Once we recognize the potential danger of these places, should we get engage these institutions through our court system? Bringing lawsuits has been the American way for several centuries now. I don’t think we ought to follow that strategy, however.
First, though our culture holds Nike, Mammon, Mars and their associates in high honor, it is mostly blind to the religious and devotional nature of their rites. Or to put it simply, we’d be laughed out of court. Given our Christian captivity to so many of these rites, we’d even have many of our fellow believers looking at us as if they need to call the men in white jackets to haul us away.
Second, Jesus has already declared that “all authority in heaven and earth has been given to him.” We also see that in his death and resurrection he has defeated all the principalities and powers. So toward these gods and their institutions we can have the same snarky attitude Isaiah exhibits toward those who make their own gods. More profoundly, however, we are called to go to their territory and rescue those who are now enslaved to those non-gods. A major way we do that is by publicly exhibiting a different lifestyle and allegiance to another kingdom.

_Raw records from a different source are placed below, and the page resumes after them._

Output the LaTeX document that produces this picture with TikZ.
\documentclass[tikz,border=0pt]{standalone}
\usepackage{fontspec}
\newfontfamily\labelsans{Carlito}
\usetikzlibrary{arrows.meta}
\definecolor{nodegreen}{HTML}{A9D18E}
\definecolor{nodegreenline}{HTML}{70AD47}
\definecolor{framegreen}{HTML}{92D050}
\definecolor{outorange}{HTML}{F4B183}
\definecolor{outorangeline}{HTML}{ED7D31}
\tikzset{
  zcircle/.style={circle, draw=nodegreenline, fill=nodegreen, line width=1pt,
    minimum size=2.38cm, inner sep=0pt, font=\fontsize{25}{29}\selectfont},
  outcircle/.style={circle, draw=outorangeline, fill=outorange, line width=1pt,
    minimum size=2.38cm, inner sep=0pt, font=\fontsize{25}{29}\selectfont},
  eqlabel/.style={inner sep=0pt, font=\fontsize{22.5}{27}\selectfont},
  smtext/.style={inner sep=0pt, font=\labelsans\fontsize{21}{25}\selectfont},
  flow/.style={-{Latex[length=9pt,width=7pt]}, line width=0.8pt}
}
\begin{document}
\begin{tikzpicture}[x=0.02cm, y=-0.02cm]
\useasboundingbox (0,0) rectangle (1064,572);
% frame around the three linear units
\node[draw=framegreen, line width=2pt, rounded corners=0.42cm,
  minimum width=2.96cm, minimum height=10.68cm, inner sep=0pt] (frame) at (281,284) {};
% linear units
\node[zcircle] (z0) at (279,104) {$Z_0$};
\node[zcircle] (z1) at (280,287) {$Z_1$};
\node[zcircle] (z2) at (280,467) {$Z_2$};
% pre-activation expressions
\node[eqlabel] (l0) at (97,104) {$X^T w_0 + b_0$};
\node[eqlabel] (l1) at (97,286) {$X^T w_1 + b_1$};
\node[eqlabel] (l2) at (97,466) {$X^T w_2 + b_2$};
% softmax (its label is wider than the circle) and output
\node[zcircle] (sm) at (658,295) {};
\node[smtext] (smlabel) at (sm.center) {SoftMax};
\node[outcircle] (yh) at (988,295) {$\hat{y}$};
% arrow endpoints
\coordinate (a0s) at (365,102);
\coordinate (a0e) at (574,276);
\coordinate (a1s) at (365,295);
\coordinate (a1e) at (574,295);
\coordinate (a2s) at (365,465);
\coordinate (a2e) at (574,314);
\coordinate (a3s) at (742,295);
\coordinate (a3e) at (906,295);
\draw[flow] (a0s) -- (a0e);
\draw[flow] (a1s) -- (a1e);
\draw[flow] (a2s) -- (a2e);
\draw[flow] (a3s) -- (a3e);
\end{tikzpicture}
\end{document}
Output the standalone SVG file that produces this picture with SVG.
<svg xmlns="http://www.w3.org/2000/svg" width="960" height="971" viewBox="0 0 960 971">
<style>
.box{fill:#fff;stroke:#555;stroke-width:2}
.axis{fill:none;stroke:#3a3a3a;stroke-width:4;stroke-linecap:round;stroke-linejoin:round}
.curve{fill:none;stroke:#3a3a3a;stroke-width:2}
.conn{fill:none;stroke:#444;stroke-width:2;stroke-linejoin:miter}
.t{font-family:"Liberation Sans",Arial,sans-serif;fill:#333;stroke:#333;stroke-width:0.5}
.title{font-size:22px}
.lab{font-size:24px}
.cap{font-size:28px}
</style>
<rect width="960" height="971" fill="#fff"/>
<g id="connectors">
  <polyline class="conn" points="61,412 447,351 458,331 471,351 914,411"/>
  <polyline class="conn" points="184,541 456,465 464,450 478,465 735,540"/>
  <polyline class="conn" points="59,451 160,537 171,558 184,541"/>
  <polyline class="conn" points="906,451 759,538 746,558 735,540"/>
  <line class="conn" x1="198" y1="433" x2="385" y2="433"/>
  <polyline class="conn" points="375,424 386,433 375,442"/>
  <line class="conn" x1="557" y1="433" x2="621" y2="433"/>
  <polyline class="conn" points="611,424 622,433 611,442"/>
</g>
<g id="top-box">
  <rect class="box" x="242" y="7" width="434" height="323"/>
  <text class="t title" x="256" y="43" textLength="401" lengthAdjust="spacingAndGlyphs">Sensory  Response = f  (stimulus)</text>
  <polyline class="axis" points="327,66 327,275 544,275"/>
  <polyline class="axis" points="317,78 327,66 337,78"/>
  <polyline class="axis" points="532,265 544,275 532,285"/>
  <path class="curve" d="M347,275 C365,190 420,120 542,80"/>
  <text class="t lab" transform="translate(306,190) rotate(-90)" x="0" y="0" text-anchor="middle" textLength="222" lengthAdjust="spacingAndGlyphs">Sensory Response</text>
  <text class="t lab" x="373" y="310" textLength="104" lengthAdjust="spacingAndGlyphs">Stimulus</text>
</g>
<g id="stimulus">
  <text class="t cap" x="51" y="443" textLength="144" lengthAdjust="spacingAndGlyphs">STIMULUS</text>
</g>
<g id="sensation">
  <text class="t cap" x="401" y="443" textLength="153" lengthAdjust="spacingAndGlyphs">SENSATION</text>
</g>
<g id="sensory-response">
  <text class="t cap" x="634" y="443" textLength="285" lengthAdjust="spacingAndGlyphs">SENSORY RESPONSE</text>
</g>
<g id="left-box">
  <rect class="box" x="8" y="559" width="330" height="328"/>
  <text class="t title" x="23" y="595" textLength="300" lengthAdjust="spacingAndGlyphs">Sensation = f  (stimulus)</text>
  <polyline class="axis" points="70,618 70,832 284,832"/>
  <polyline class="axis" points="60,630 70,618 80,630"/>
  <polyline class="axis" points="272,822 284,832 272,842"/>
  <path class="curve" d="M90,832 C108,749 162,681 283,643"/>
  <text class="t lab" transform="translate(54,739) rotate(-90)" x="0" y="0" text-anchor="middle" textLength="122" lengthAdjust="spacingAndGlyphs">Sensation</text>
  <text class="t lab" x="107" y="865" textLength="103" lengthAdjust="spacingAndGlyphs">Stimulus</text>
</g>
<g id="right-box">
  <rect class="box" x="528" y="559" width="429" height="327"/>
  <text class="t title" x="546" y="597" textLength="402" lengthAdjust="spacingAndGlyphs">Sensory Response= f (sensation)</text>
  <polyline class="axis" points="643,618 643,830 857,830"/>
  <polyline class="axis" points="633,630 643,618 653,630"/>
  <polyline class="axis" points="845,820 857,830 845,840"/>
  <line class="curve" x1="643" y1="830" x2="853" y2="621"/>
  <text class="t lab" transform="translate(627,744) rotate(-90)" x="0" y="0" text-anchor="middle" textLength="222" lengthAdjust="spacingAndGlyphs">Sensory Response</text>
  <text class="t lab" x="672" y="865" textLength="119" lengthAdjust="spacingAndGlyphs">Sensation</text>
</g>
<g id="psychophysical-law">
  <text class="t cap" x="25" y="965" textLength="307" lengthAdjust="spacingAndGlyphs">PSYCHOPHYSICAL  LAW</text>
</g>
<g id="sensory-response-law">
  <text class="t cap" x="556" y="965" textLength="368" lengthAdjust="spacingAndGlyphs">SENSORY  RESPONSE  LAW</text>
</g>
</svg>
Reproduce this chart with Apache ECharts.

A final consequence that comes to mind in this context is that Christians need to become more aware that the neutral institutions of our society – I think here primarily of our “public schools” – are rarely, if ever, neutral. In some communities, especially in small towns in the Bible Belt, there is still a veneer of Christian culture associated with the schools. But in the rest of the country, and in larger school systems, the point of the educational system is not merely a neutral and universally beneficial acquisition of “facts” and “skills,” but an enculturation into a particular way of living. Some Christians who recognize this withdraw and form their own schools. Others withdraw into home schools. Both can be effective ways of providing alternative enculturation (into the Kingdom of God). Of course, both strategies can be just plain withdrawal. When Christians pursue the strategy of keeping their kids within the educational structures of the dominant culture, they need to (a) stay aware of the power of enculturation into non-Christian ways of living, and (b) provide alternative enculturation that will enable young followers of Jesus to learn Kingdom living.